I definitely think that the dining experience delivered. Solid wood tables, handwritten specials on a blackboard, thick, cottony cloth napkins, and simple presentation are among the subtle touches that put my mom and me at ease. After a long day of walking around some of Oxford’s colleges, taking pictures, and shivering in the mid-March winds, Jamie’s Italian was warm, inviting, and best of all, delicious.
The prices were quite reasonable by British standards I believe, though for us, due to the exchange rate, it would definitely be slightly higher than you might expect for a nice, but casual Italian meal.
I really liked the menu design as well. Hot pink and simple, but quirky fonts–love!
We decided to start with the selection of Italian bread. It was nice to get a full sense of the different textures. Some were really chewy, others crispy and crackly. On the sourdough, there was a particularly nice tang. The only drawback was that we both had to share that little puddle of olive oil and balsamic vinegar. For the amount of money we were paying for bread, I thought that they could probably spare two puddles, one per person. The bread is drizzled with a little bit of herb oil though.
At the same time, we had one of the “artisan meat boards.” We chose the English wild boar salami. From the awesome hot pink menu:
From the Cotswolds; this delicious boar meat gives the finest Italian salami a real run for its money!
I don’t know if it’s necessarily the best salami I have ever had, but it was quite good. I liked that it wasn’t overwhelmingly salty, which salami can be, and that each slice didn’t feel slippery with fat. I’m glad we ordered it because it was a tasty pairing with our bread.
We only ordered a pasta dish each, figuring that the portions would be pretty generous. We were right. I ordered the monachelle puttanesca, which is a “seashell pasta with a tomato sauce, capers, anchovies, parsley, green and black olives and herby breadcrumbs.” The seashells were cooked perfectly al dente. Now about the breadcrumbs. My gosh, the breadcrumbs were heaven. I don’t know how they were so spectacular, but they exploded with flavor and lent each bite some salty crunch. Absolutely delicious. The capers also lent a nice brininess to the flavor profile. A wonderful, hearty bowl of pasta.
My mom ordered the “beautiful” (the menu’s words, not mine) bucatini carbonara, which is “tubular spaghetti with crispy friend smoked pancetta and ribbons of leek, tossed with eggs, thyme and Parmesan cheese.”
Perhaps I am revealing my deficiencies in Italian cuisine, but I was intrigued by the inclusion of egg in this dish and the tubularity of the spaghetti. My mom and I each had half of each other’s so I got a wonderful comparison of the two kinds of pasta and the two kinds of sauces. This dish was much meatier, thanks to the pancetta, and the noodles tasted much more buttery (in the best way). A huge fan of leeks, I was pleased that it was prominently highlighted. Creamy, salty, tasty, and topped with a delicate bundle of curly greens, I think I can agree with this dish’s “beautiful” designation.

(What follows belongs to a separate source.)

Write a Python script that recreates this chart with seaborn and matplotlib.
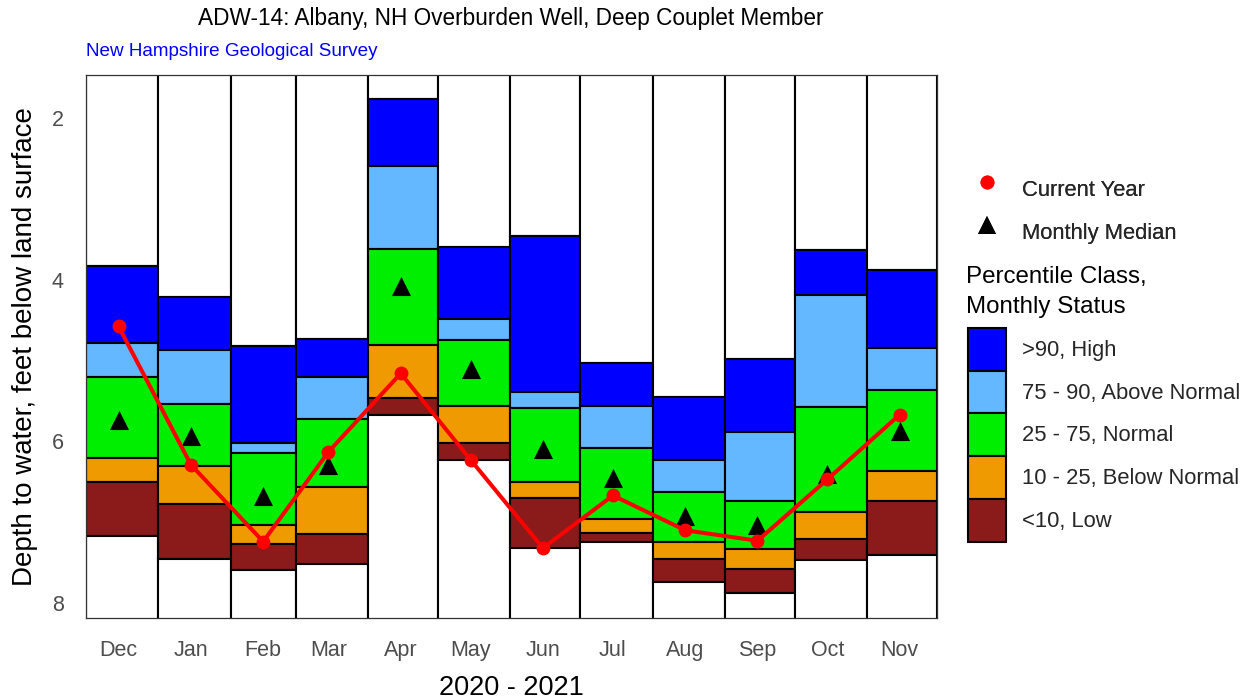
import numpy as np
import pandas as pd
import matplotlib
matplotlib.use("Agg")
import matplotlib.pyplot as plt
import matplotlib.dates as mdates
from matplotlib.patches import Patch
from matplotlib.lines import Line2D
import seaborn as sns

# ---------------- data ----------------
months = ["Dec", "Jan", "Feb", "Mar", "Apr", "May", "Jun", "Jul", "Aug", "Sep", "Oct", "Nov"]
high_top = [3.83, 4.21, 4.82, 4.73, 1.77, 3.60, 3.46, 5.03, 5.45, 4.98, 3.63, 3.88]
p90 = [4.79, 4.87, 6.02, 5.21, 2.60, 4.49, 5.39, 5.56, 6.23, 5.88, 4.19, 4.85]
p75 = [5.21, 5.54, 6.15, 5.73, 3.62, 4.75, 5.59, 6.08, 6.63, 6.74, 5.57, 5.36]
p25 = [6.21, 6.30, 7.03, 6.57, 4.81, 5.56, 6.50, 6.96, 7.25, 7.33, 6.87, 6.37]
p10 = [6.50, 6.77, 7.27, 7.15, 5.46, 6.02, 6.70, 7.13, 7.45, 7.58, 7.21, 6.74]
low_bottom = [7.17, 7.45, 7.59, 7.52, 5.67, 6.23, 7.32, 7.24, 7.74, 7.88, 7.47, 7.41]
median = [5.74, 5.93, 6.68, 6.29, 4.08, 5.11, 6.10, 6.45, 6.92, 7.04, 6.40, 5.87]
current = [4.58, 6.29, 7.24, 6.13, 5.16, 6.23, 7.32, 6.67, 7.10, 7.23, 6.47, 5.67]

class_labels = [">90, High", "75 - 90, Above Normal", "25 - 75, Normal",
                "10 - 25, Below Normal", "<10, Low"]
class_colors = ["#0000FF", "#63B8FF", "#00EE00", "#EE9A00", "#8B1A1A"]

YTOP, YBOT = 1.47, 8.185

# ---------------- style ----------------
sns.set_theme(style="white")
plt.rcParams["font.family"] = ["Liberation Sans", "DejaVu Sans"]

fig = plt.figure(figsize=(12.51, 7.0), dpi=100)
ax = fig.add_axes([86 / 1251, 1 - 618 / 700, (937 - 86) / 1251, (618 - 75) / 700])

starts = pd.date_range("2020-12-01", periods=13, freq="MS")
x0 = mdates.date2num(starts[:-1].to_pydatetime())
x1 = mdates.date2num(starts[1:].to_pydatetime())
widths = x1 - x0
mid = mdates.date2num((starts[:-1] + pd.Timedelta(days=14)).to_pydatetime())

bounds = [high_top, p90, p75, p25, p10, low_bottom]
edge_kw = dict(edgecolor="black", linewidth=1.5, align="edge")
for i in range(12):
    # white upper range
    ax.bar(x0[i], high_top[i] - (YTOP - 0.5), width=widths[i], bottom=YTOP - 0.5,
           color="white", **edge_kw)
    for k in range(5):
        top = bounds[k][i]
        bot = bounds[k + 1][i]
        ax.bar(x0[i], bot - top, width=widths[i], bottom=top,
               color=class_colors[k], **edge_kw)
    # white lower range
    ax.bar(x0[i], YBOT + 0.5 - low_bottom[i], width=widths[i], bottom=low_bottom[i],
           color="white", **edge_kw)

df = pd.DataFrame({"x": mid, "current": current, "median": median})
sns.scatterplot(data=df, x="x", y="median", marker="^", s=190, color="black",
                linewidth=0, ax=ax, zorder=5)
sns.lineplot(data=df, x="x", y="current", color="#FF0000", linewidth=2.9,
             marker="o", markersize=10, markeredgewidth=0, ax=ax, zorder=6)

ax.set_xlim(x0[0], x1[-1])
ax.set_ylim(YBOT, YTOP)
ax.set_xticks(mid)
ax.set_xticklabels(months)
ax.set_yticks([2, 4, 6, 8])
ax.tick_params(axis="both", length=0, labelsize=15.5, labelcolor="#4D4D4D")
ax.tick_params(axis="x", pad=16)
ax.tick_params(axis="y", pad=16)
ax.set_xlabel("2020 - 2021", fontsize=19.5, color="black", labelpad=10)
ax.set_ylabel("Depth to water, feet below land surface", fontsize=20,
              color="black", labelpad=10)
for sp in ax.spines.values():
    sp.set_color("#333333")
    sp.set_linewidth(0.9)
    sp.set_zorder(10)

fig.text(511 / 1251, 1 - 18 / 700, "ADW-14: Albany, NH Overburden Well, Deep Couplet Member",
         ha="center", va="center", fontsize=16.3, color="black")
fig.text(86 / 1251, 1 - 51 / 700, "New Hampshire Geological Survey",
         ha="left", va="center", fontsize=13.6, color="#0000FF")

# ---------------- legends ----------------
pt_handles = [
    Line2D([], [], marker="o", linestyle="none", color="#FF0000", markersize=10,
           markeredgewidth=0),
    Line2D([], [], marker="^", linestyle="none", color="black", markersize=13,
           markeredgewidth=0),
]
leg1 = fig.legend(pt_handles, ["Current Year", "Monthly Median"], loc="upper left",
                  bbox_to_anchor=(968 / 1251, 1 - 168 / 700), frameon=False,
                  fontsize=15.8, handlelength=1.72, handleheight=2.62,
                  labelspacing=0.0, handletextpad=0.75, borderpad=0, borderaxespad=0)

fig.text(966 / 1251, 1 - 277 / 700, "Percentile Class,", ha="left", va="center",
         fontsize=17.4, color="black")
fig.text(966 / 1251, 1 - 307 / 700, "Monthly Status", ha="left", va="center",
         fontsize=17.4, color="black")

patch_handles = [Patch(facecolor=c, edgecolor="black", linewidth=1.5) for c in class_colors]
leg2 = fig.legend(patch_handles, class_labels, loc="upper left",
                  bbox_to_anchor=(968 / 1251, 1 - 328 / 700), frameon=False,
                  fontsize=15.8, handlelength=1.72, handleheight=2.62,
                  labelspacing=0.0, handletextpad=0.75, borderpad=0, borderaxespad=0)
fig.add_artist(leg1)

fig.savefig("out.png", dpi=100)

After it all, we quickly realized how full we were after eating. And unfortunately, no room for dessert. (Though there were so many tempting choices!) Good pasta can really fill you up and keep you going. As we sipped our water and chatted about our trip plans, I could definitely feel that gentle warmth that accompanies good food and good conversation. Growing up as an Asian American, I can attest to the comfort that is intrinsic to a hot bowl of noodles. I infrequently find that same comfort in Italian noodles, and rarely at a restaurant. I think with this experience, I can say that perhaps I just need to look a little harder.